If 2009 was a banner year for independent broker-dealers to recruit new talent away from several imploding financial giants, 2010 will probably go down as a year of transition.

So far this year, independent B-Ds have faced heightened competition from wirehouses and RIAs paying higher compensation packages. But as the dust settles, the independent B-Ds have again begun recruiting in greater numbers. Sometimes it's through mergers and acquisitions. Sometimes it's by luring candidates with new strategies and better support services.

But they still face formidable opponents in wirehouses and RIAs, says Mindy Diamond, the president of Diamond Consultants, a search firm that focuses on financial advisors.
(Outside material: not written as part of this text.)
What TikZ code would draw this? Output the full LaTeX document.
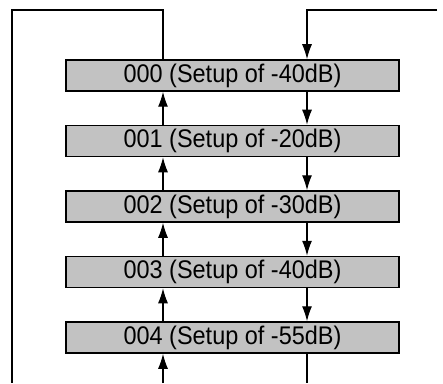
\documentclass[tikz,border=0pt]{standalone}
\usepackage{fontspec}
\setmainfont{Liberation Sans}
\newfontfamily\boxfont[FakeStretch=0.92]{Liberation Sans}
\usepackage{tikz}
\usetikzlibrary{arrows.meta,positioning}

\begin{document}
\begin{tikzpicture}[x=1pt,y=1pt,>={Latex[length=15pt,width=10pt]},
  setupbox/.style={draw,line width=1.5pt,fill=black!24,minimum width=333pt,minimum height=31pt,inner sep=0pt,
    font=\boxfont\fontsize{25.5}{28}\selectfont},
  wire/.style={line width=1.2pt}]
\useasboundingbox (0,0) rectangle (443,383);
\node[setupbox] (b0) at (232.5,307.5) {000 (Setup of -40dB)};
\node[setupbox,below=33pt of b0] (b1) {001 (Setup of -20dB)};
\node[setupbox,below=33pt of b1] (b2) {002 (Setup of -30dB)};
\node[setupbox,below=33pt of b2] (b3) {003 (Setup of -40dB)};
\node[setupbox,below=33pt of b3] (b4) {004 (Setup of -55dB)};
% outer loop
\coordinate (lt) at (12,373);
\coordinate (lb) at (12,0);
\coordinate (rt) at (437,373);
\coordinate (up0) at ([xshift=-69.5pt]b0.north);
\coordinate (dn0) at ([xshift=74.5pt]b0.north);
\coordinate (up4) at ([xshift=-69.5pt]b4.south);
\coordinate (dn4) at ([xshift=74.5pt]b4.south);
\draw[wire] (up0) |- (lt) -- (lb);
\draw[wire,->] (rt) -| (dn0);
\draw[wire,->] (up4 |- lb) -- (up4);
\draw[wire] (dn4) -- (dn4 |- lb);
% steps between boxes
\foreach \a/\b in {b0/b1,b1/b2,b2/b3,b3/b4}{
  \draw[wire,->] ([xshift=-69.5pt]\b.north) -- ([xshift=-69.5pt]\a.south);
  \draw[wire,->] ([xshift=74.5pt]\a.south) -- ([xshift=74.5pt]\b.north);
}
\end{tikzpicture}
\end{document}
"The wirehouses are paying 330% deals," she says, "meaning a top quality advisor can get paid almost three and a half times his trailing-12-month production. But it's not all up-front. Only about 140% of that 330% is paid up front. The rest is earned by hitting certain bogeys tied to assets and revenues."

Diamond agrees that 2009 was an excellent year for recruiting-for both independent B-Ds and wirehouses like Morgan Stanley and Merrill Lynch alike. The beginning of this year was slower, she says, but the recruiting activity has picked up in the last couple of months.

Now the industry's participants are looking ahead to 2011 for new opportunities.

"I view 2010 as a year of transition," says Bill Van Law, the national director of business development for Raymond James Financial Services in St. Petersburg, Fla. The year 2009 was the best year the industry ever saw for recruitment, he says, but 2010 hasn't lived up to that.

However, he says, you have to put the firm's 2010 numbers in historical perspective: They were still 60% higher than they were in 2007, he says, and he is looking to 2011 to be even better.

"The trends are certainly in the right place," he says.

Most independent B-Ds gobble up new advisors from sources such as insurers, banks and other independent advisories. The vast majority of new recruits to Raymond James Financial, however, come from the wirehouses.